Question

Let $F_1(x_1,0)$ and $F_2(x_2,0),$ for $x_1<0$ and $x_2>0,$ be the foci of the ellipse $\frac{x^2}{9}+\frac{y^2}{8}=1.$ Suppose a parabola having vertex at the origin and focus at $F_2$ intersects the ellipse at point $M$ in the first quadrant and at point $N$ in the fourth quadrant.

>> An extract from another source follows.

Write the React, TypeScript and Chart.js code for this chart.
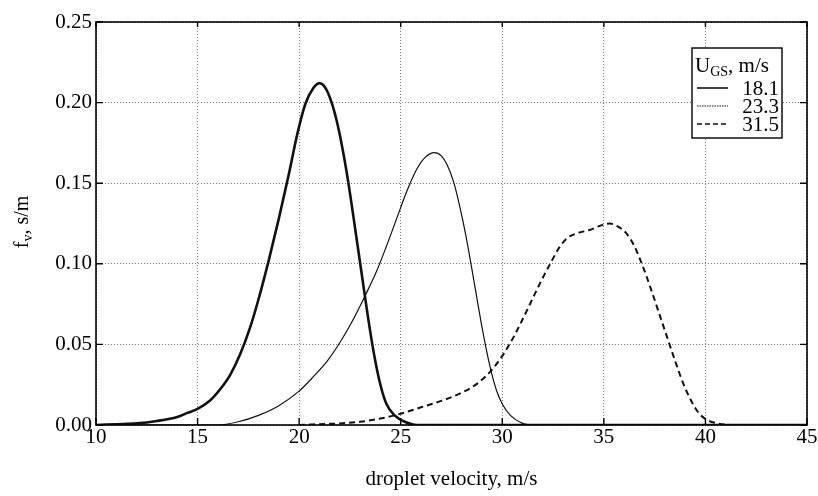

The orthocentre of the triangle $F_{1}MN$ is

• A. $(-\frac{9}{10},0)$
• B. $(\frac{2}{3},0)$
• C. $(\frac{9}{10},0)$
• D. $(\frac{2}{3},\sqrt{6})$

Answer 1

The correct option is A $(-\frac{9}{10},0)$


Equation of the ellipse:
$\frac{x^2}{9}+\frac{y^2}{8}=1\cdots \left(1\right)$
$a=3,b=2\sqrt{2}$
Hence, eccentricity is
$e^2=1-\frac{b^2}{a^2}=\frac{1}{9}\Rightarrow e=\frac{1}{3}$

So, foci of ellipse are $(\pm 1,0)$
Equation of the parabola having vertex $(0,0)$ and focus $(1,0)$ is
$y^2=4x\cdots \left(2\right)$

From equations $\left(1\right)$ and $\left(2\right),$ we get
$\frac{x^2}{9}+\frac{4x}{8}=1\Rightarrow 2x^2+9x-18=0\Rightarrow (2x-3)(x+6)=0\Rightarrow x=\frac{3}{2}[\because x=-6\to \text{not possible}]\therefore M\equiv (\frac{3}{2},\sqrt{6}),N\equiv (\frac{3}{2},-\sqrt{6})$

Equation of altitude from vertex $M(\frac{3}{2},\sqrt{6})$ is
$(y-\sqrt{6})=\frac{5}{2\sqrt{6}}(x-\frac{3}{2})$

$\because x-$axis is altitude drawn through vertex $F_1$
$\therefore$ orthocentre lies on the $x-$axis,
$\therefore 0-\sqrt{6}=\frac{5}{2\sqrt{6}}(x-\frac{3}{2})\Rightarrow x=-\frac{9}{10}$

Hence, the orthocentre of $△F_{1}MN$ is
$(-\frac{9}{10},0)$